Fermat curves and the reciprocity law on cyclotomic units

TL;DR

This paper introduces a new reciprocity law for a period ring-valued beta function, linking Fermat curves, cyclotomic units, and Stark's conjecture, providing a refined understanding of algebraic properties of special values.

Contribution

It establishes a novel reciprocity law for a period ring-valued beta function, refining existing laws on cyclotomic units and offering an alternative proof related to Stark's conjecture.

Findings

Reciprocity law for the period ring-valued beta function

Connection between Fermat curves and algebraic number theory

Partial proof of algebraicity of special zeta function derivatives

Abstract

We define a "period ring-valued beta function" and give a reciprocity law on its special values.

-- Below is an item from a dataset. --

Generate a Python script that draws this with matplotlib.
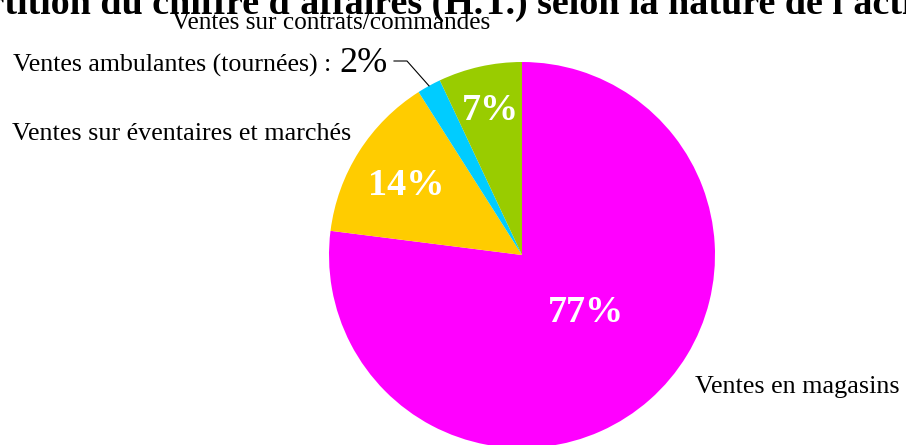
import matplotlib
matplotlib.use("Agg")
import matplotlib.pyplot as plt
import numpy as np

plt.rcParams['font.family'] = ['Liberation Serif', 'DejaVu Serif']

# data
categories = ['Ventes en magasins', 'Ventes sur éventaires et marchés',
              'Ventes ambulantes (tournées)', 'Ventes sur contrats/commandes']
shares = [77, 14, 2, 7]
colors = ['#FF00FF', '#FFCC00', '#00CCFF', '#99CC00']
title = "Répartition du chiffre d'affaires (H.T.) selon la nature de l'activité"

W, H = 906, 445
fig = plt.figure(figsize=(W/100, H/100), dpi=100)
ax = fig.add_axes([0, 0, 1, 1])

cx, cy, r = 522, H-255, 193
wedges, _ = ax.pie(shares, colors=colors, startangle=90, counterclock=False,
                   center=(cx, cy), radius=r, frame=True,
                   wedgeprops=dict(linewidth=0))
ax.set_xlim(0, W)
ax.set_ylim(0, H)
ax.set_aspect('equal')
ax.axis('off')

# percentages inside the slices
inside = {0: (586, H-322), 1: (406, H-195), 3: (490, H-120)}
for i, (x, y) in inside.items():
    ax.text(x, y, '%d%%' % shares[i], color='white', fontsize=27.5,
            fontweight='bold', ha='center', va='baseline')

# outside labels
ax.text(172, H-29, categories[3], fontsize=18.2, ha='left', va='baseline')
ax.text(12, H-140, categories[1], fontsize=18.8, ha='left', va='baseline')
ax.text(695, H-393, categories[0], fontsize=18.8, ha='left', va='baseline')
ax.text(338, H-72, categories[2] + ' : ', fontsize=18.6, ha='right', va='baseline')
ax.text(339, H-72, '%d%%' % shares[2], fontsize=26, ha='left', va='baseline')

# leader line for the small slice
w = wedges[2]
mid = np.deg2rad((w.theta1 + w.theta2) / 2)
ex, ey = cx + r*np.cos(mid), cy + r*np.sin(mid)
ax.plot([394, 407, ex], [H-61, H-61, ey], color='black', lw=0.8)

# title is cut off by the frame, as in the original
fig.text(437/W, (H-14)/H, title, fontsize=27.4, fontweight='bold',
         ha='center', va='baseline')

fig.savefig('out.png', dpi=100)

The proof is based on some results of Rohrlich and Coleman concerning Fermat curves. We also have the following application. Stark's conjecture implies that the exponential of the derivatives at $s=0$ of partial zeta functions are algebraic numbers which satisfy a reciprocity law under certain conditions. It follows from Euler's formulas and properties of cyclotomic units when the base field is the rational number field. In this paper, we provide an alternative (and partial) proof by using the reciprocity law on the period ring-valued beta function. In other words, the reciprocity law given in this paper is a refinement of the reciprocity law on cyclotomic units.